What to do ->
Establish how many lines in the material include the string "document" and report it as a lone number.

═════ Stored data ═════

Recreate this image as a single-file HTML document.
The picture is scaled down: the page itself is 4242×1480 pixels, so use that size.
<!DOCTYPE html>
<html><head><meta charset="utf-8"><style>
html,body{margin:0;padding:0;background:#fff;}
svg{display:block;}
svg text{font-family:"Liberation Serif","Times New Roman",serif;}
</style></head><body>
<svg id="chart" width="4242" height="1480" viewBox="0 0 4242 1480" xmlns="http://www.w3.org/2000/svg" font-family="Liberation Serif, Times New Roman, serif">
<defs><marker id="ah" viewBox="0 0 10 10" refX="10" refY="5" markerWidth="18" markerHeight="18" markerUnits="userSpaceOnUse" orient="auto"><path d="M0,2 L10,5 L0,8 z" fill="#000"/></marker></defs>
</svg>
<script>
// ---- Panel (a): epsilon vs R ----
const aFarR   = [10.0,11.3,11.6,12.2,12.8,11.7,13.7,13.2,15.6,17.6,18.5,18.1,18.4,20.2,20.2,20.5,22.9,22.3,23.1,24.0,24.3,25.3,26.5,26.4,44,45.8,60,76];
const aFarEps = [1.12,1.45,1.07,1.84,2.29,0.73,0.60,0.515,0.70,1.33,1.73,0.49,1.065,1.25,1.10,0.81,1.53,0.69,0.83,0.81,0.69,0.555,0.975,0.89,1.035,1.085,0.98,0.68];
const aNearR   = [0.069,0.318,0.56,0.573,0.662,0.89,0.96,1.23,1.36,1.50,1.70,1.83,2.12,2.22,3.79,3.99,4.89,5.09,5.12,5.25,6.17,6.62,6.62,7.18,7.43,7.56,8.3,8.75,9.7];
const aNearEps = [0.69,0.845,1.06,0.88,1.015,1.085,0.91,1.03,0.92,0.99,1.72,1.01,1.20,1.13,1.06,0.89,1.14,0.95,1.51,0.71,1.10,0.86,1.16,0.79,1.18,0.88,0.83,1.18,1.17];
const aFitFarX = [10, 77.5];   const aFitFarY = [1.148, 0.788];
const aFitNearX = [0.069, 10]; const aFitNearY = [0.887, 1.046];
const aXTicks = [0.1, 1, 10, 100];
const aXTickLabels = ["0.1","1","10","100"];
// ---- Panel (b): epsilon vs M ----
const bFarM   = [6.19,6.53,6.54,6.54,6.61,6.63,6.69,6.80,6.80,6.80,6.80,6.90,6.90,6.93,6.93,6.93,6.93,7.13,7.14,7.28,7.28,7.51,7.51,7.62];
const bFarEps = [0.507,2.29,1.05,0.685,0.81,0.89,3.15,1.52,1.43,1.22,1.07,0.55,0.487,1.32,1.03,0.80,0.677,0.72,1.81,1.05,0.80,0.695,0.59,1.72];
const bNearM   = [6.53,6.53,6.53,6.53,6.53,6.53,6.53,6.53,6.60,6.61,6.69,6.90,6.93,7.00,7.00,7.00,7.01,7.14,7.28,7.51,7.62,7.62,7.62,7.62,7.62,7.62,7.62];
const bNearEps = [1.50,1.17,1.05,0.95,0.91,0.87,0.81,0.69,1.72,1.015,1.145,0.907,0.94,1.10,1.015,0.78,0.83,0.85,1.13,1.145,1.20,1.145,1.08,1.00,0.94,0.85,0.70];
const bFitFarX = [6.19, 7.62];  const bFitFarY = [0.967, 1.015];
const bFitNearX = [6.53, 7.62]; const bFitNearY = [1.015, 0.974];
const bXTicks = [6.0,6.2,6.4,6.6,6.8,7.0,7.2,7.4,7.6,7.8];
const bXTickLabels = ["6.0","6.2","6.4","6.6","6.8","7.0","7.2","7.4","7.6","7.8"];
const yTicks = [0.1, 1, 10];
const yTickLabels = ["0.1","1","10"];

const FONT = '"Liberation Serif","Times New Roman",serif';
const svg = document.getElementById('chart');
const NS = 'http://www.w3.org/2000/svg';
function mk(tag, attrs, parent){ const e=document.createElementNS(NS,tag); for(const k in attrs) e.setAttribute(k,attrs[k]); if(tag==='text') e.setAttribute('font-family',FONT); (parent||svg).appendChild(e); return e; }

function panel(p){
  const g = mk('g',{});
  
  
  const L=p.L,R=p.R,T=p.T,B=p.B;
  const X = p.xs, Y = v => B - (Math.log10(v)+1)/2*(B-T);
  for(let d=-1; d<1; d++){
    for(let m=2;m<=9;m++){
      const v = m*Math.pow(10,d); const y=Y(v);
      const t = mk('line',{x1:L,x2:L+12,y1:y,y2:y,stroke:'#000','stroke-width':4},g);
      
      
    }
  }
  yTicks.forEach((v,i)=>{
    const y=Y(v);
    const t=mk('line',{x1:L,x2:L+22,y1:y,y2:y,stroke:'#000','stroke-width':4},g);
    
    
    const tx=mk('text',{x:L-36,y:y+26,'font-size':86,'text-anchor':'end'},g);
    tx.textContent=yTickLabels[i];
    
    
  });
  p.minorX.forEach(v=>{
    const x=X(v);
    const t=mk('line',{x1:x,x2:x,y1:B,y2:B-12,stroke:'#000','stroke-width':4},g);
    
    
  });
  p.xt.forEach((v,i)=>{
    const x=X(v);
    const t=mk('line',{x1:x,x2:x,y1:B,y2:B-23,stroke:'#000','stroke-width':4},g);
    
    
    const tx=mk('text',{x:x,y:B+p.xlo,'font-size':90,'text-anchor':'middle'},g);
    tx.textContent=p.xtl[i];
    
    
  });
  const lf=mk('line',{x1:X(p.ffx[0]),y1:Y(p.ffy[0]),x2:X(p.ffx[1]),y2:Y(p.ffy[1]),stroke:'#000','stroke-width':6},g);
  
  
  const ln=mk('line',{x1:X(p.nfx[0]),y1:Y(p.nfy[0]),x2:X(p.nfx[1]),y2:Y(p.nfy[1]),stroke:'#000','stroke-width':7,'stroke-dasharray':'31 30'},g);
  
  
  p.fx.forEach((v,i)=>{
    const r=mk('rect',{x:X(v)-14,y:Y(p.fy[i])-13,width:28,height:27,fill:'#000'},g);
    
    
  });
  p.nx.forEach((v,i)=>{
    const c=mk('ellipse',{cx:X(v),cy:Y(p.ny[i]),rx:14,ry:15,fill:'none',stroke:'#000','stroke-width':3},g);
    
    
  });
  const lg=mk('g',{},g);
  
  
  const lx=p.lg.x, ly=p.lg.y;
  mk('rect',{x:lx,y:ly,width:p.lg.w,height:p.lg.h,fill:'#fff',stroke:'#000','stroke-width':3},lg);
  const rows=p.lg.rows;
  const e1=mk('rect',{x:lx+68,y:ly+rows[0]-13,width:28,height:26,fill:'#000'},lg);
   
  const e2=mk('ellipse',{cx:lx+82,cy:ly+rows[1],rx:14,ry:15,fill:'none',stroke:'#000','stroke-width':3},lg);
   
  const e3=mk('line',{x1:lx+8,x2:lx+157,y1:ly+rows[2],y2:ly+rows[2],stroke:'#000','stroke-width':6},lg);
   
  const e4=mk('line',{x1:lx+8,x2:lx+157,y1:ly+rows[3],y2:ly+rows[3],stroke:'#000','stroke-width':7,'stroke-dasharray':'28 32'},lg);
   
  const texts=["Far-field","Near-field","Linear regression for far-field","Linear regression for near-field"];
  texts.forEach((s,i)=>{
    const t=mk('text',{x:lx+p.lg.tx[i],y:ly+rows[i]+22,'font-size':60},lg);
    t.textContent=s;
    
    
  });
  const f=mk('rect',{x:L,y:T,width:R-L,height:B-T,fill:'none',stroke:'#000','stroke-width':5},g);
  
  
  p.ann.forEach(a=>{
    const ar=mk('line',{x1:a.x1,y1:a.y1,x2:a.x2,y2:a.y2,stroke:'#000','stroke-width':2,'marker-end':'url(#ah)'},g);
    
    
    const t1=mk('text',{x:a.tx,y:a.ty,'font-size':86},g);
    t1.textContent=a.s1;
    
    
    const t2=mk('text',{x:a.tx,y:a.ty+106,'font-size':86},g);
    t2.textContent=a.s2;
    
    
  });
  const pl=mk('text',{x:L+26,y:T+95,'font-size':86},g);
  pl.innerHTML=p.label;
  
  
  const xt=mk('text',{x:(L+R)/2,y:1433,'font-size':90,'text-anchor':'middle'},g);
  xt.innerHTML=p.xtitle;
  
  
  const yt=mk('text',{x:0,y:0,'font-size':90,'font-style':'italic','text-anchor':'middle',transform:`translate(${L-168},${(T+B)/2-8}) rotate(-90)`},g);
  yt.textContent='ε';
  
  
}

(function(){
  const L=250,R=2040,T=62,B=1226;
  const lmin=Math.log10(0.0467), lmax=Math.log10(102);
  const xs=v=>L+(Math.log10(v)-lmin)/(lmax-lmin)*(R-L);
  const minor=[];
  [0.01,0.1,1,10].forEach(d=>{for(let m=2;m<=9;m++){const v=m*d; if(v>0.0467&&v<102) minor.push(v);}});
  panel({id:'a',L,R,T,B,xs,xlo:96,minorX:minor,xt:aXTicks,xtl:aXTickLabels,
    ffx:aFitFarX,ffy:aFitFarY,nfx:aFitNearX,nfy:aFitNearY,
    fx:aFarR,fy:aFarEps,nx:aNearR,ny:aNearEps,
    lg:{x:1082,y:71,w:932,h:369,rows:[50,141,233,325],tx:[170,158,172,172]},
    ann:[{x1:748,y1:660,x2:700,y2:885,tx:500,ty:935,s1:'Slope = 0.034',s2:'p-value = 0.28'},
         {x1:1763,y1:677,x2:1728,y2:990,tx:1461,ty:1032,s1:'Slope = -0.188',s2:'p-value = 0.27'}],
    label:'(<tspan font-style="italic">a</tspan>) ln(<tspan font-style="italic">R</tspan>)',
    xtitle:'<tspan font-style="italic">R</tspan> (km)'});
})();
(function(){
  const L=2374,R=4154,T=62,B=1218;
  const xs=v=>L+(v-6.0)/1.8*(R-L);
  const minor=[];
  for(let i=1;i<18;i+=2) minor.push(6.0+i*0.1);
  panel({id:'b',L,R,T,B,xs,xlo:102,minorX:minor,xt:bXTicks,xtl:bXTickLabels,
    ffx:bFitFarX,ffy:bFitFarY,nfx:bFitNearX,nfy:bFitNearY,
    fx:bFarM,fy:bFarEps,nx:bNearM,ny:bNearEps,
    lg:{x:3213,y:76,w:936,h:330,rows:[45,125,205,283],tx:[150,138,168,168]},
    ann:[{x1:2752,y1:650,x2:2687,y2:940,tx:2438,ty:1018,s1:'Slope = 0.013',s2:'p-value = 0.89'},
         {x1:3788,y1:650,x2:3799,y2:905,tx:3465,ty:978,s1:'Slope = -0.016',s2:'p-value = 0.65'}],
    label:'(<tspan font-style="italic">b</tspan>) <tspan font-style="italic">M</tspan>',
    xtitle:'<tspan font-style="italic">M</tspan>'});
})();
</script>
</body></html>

═════

Written answer ->
3